What Are the Thresholds for VFMP?
On the fraud side of things, Visa tracks fraud-related chargebacks and TC40 data to determine which merchants must be placed into VFMP. Similar to the VDMP thresholds, merchants may qualify for Early Warning, Standard, or Excessive status based on either fraud volume or fraud ratio.
- Early Warning: $50,000 in fraud volume or a fraud rate of 0.65%
- Standard: $75,000 in fraud volume or a fraud rate of 0.9%
- Excessive: $250,000 in fraud volume or a fraud rate of 1.8%
In the United States, merchants who use the 3-D Secure anti-fraud tool are subject to an additional program, VFMP-3DS:
- Early Warning: $5,000 in 3-D Secure fraud volume or a 3-D Secure fraud rate of 0.5%
- Standard: $7,500 in 3-D Secure fraud volume or a 3-D Secure fraud rate of 0.75%
Under the Standard version of VFMP-3DS, merchants lose some of the fraud liability protections associated with 3-D Secure during the period when the customer is interacting with the 3-D Secure program.
What are the Fines Merchants Can Be Charged under VFMP?
Under the Early Warning and Standard programs, merchants aren’t charged any fines. Under the Standard program, merchants lose the liability shift protection on 3-D Secure transactions immediately, and after four months issuing banks are allowed to bring fraud disputes against the merchant’s 3-D Secure transactions. When the merchant exits the program, they must go through three “tracking” months before the liability shift takes effect again.

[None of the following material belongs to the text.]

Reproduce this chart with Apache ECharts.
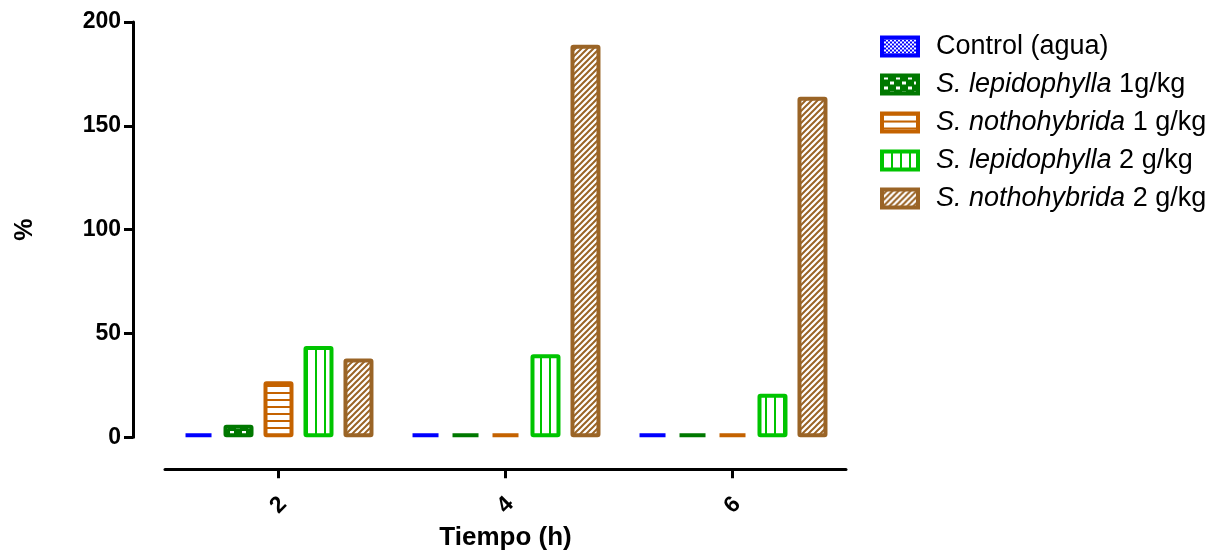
<!DOCTYPE html>
<html><head><meta charset="utf-8">
<script src="https://cdn.jsdelivr.net/npm/echarts@6/dist/echarts.min.js"></script>
<style>html,body{margin:0;padding:0;background:#fff}#c{width:1222px;height:556px}</style>
</head><body><div id="c"></div>
<script>
const categories = ['2', '4', '6'];
const yTicks = [0, 50, 100, 150, 200];
const control = [0, 0, 0];
const slep1 = [6, 0, 0];
const snoth1 = [27, 0, 0];
const slep2 = [44, 40, 21];
const snoth2 = [38, 189, 164];
const seriesNames = ['Control (agua)', 'S. lepidophylla 1g/kg', 'S. nothohybrida 1 g/kg', 'S. lepidophylla 2 g/kg', 'S. nothohybrida 2 g/kg'];
const italicParts = ['', 'S. lepidophylla', 'S. nothohybrida', 'S. lepidophylla', 'S. nothohybrida'];
const xTitle = 'Tiempo (h)';
const yTitle = '%';

const FONT = 'Liberation Sans, Arial, sans-serif';
function pat(w, h, draw) {
  const c = document.createElement('canvas');
  c.width = w; c.height = h;
  const g = c.getContext('2d');
  g.fillStyle = '#fff'; g.fillRect(0, 0, w, h);
  draw(g);
  return { image: c, repeat: 'repeat' };
}
const colors = ['#0000ff', '#007800', '#c46200', '#00c400', '#9a6426'];
const patterns = [
  pat(4, 4, g => { g.fillStyle = colors[0]; g.fillRect(0, 0, 2, 2); g.fillRect(2, 2, 2, 2); }),
  pat(12, 10, g => { g.fillStyle = colors[1]; g.fillRect(0, 0, 12, 10); g.fillStyle = '#fff'; g.fillRect(2, 1, 4, 3); g.fillRect(8, 6, 4, 3); }),
  pat(6, 7, g => { g.fillStyle = colors[2]; g.fillRect(0, 0, 6, 2); }),
  pat(9, 6, g => { g.fillStyle = colors[3]; g.fillRect(0, 0, 2, 6); }),
  pat(6, 6, g => { g.strokeStyle = colors[4]; g.lineWidth = 2; g.beginPath(); g.moveTo(-1, 7); g.lineTo(7, -1); g.moveTo(-1, 1); g.lineTo(1, -1); g.moveTo(5, 7); g.lineTo(7, 5); g.stroke(); })
];
const dataSets = [control, slep1, snoth1, slep2, snoth2];

const series = seriesNames.map((n, i) => ({
  name: n, type: 'bar', data: dataSets[i], barWidth: 30, barGap: '33.3%', barMinHeight: 4,
  itemStyle: { color: patterns[i], borderColor: colors[i], borderWidth: 4, borderRadius: 1 }
}));

const chart = echarts.init(document.getElementById('c'), null, { renderer: 'canvas' });
chart.setOption({
  animation: false,
  grid: { left: 165, right: 376, top: 22, bottom: 113, containLabel: false },
  legend: {
    orient: 'vertical', left: 875, top: 28, itemWidth: 36, itemHeight: 18, itemGap: 11, icon: 'rect',
    data: seriesNames,
    itemStyle: { borderWidth: 4 },
    formatter: function (name) {
      const i = seriesNames.indexOf(name);
      if (!italicParts[i]) return name;
      return '{i|' + italicParts[i] + '}' + name.slice(italicParts[i].length);
    },
    textStyle: {
      fontFamily: FONT, fontSize: 27, color: '#000', lineHeight: 25, padding: [0, 0, 0, 13],
      rich: { i: { fontFamily: FONT, fontSize: 27, fontStyle: 'italic', color: '#000', lineHeight: 25 } }
    }
  },
  xAxis: {
    type: 'category', data: categories, position: 'bottom', offset: 32,
    axisLine: { show: true, onZero: false, lineStyle: { color: '#000', width: 3 } },
    axisTick: { show: true, alignWithLabel: true, length: 9, lineStyle: { color: '#000', width: 3 } },
    axisLabel: { rotate: 45, align: 'center', verticalAlign: 'middle', margin: 36, fontSize: 23, fontWeight: 'bold', color: '#000', fontFamily: FONT },
    name: xTitle, nameLocation: 'middle', nameGap: 52,
    nameTextStyle: { fontSize: 26, fontWeight: 'bold', color: '#000', fontFamily: FONT }
  },
  yAxis: {
    type: 'value', min: yTicks[0], max: yTicks[yTicks.length - 1], interval: yTicks[1] - yTicks[0], offset: 32,
    axisLine: { show: true, lineStyle: { color: '#000', width: 3 } },
    axisTick: { show: true, length: 9, lineStyle: { color: '#000', width: 3 } },
    splitLine: { show: false },
    axisLabel: { margin: 12, fontSize: 23, fontWeight: 'bold', color: '#000', fontFamily: FONT },
    name: yTitle, nameLocation: 'middle', nameGap: 95, nameRotate: 90,
    nameTextStyle: { fontSize: 25, fontWeight: 'bold', color: '#000', fontFamily: FONT }
  },
  series: series
});
</script></body></html>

At the Excessive level, the liability shift removal and issuer fraud dispute allowance takes effect right away. The merchant will also be charged expensive fees on a quarterly schedule:
- Months 1-3: $10,000
- Months 4-6: $25,000
- Months 7-9: $50,000
- Months 10-12: $75,000
After twelve months in either the Standard or Excessive programs, Visa may exercise their right to take away the merchant’s ability to process Visa payments. Merchants in the Excessive program may also be subject to additional fines.
What Should Merchants Do Once Enrolled in VFMP?
Visa will query merchants about which anti-fraud tools they are using and ask the merchant to submit the fraud remediation plan that they worked out with their acquirer.
Merchants should, at this point, take a second look at any anti-fraud tools they do not yet implement and look into adopting them. Customer service staff should also be trained to recognize the warning signs of fraudulent transactions. Of course, merchants must also follow the specific guidelines they decided on with their acquiring bank.
While these monitoring programs can provide merchants with specific assistance in identifying chargeback root causes and developing effective prevention plans, the fines and penalties are quite severe and best avoided.
The best way to stay out of these programs is to devote the necessary resources to investigating the root causes of disputes and fraud before they become a serious problem, and make use of the right tools, business practices, and third-party solutions to prevent and fight them.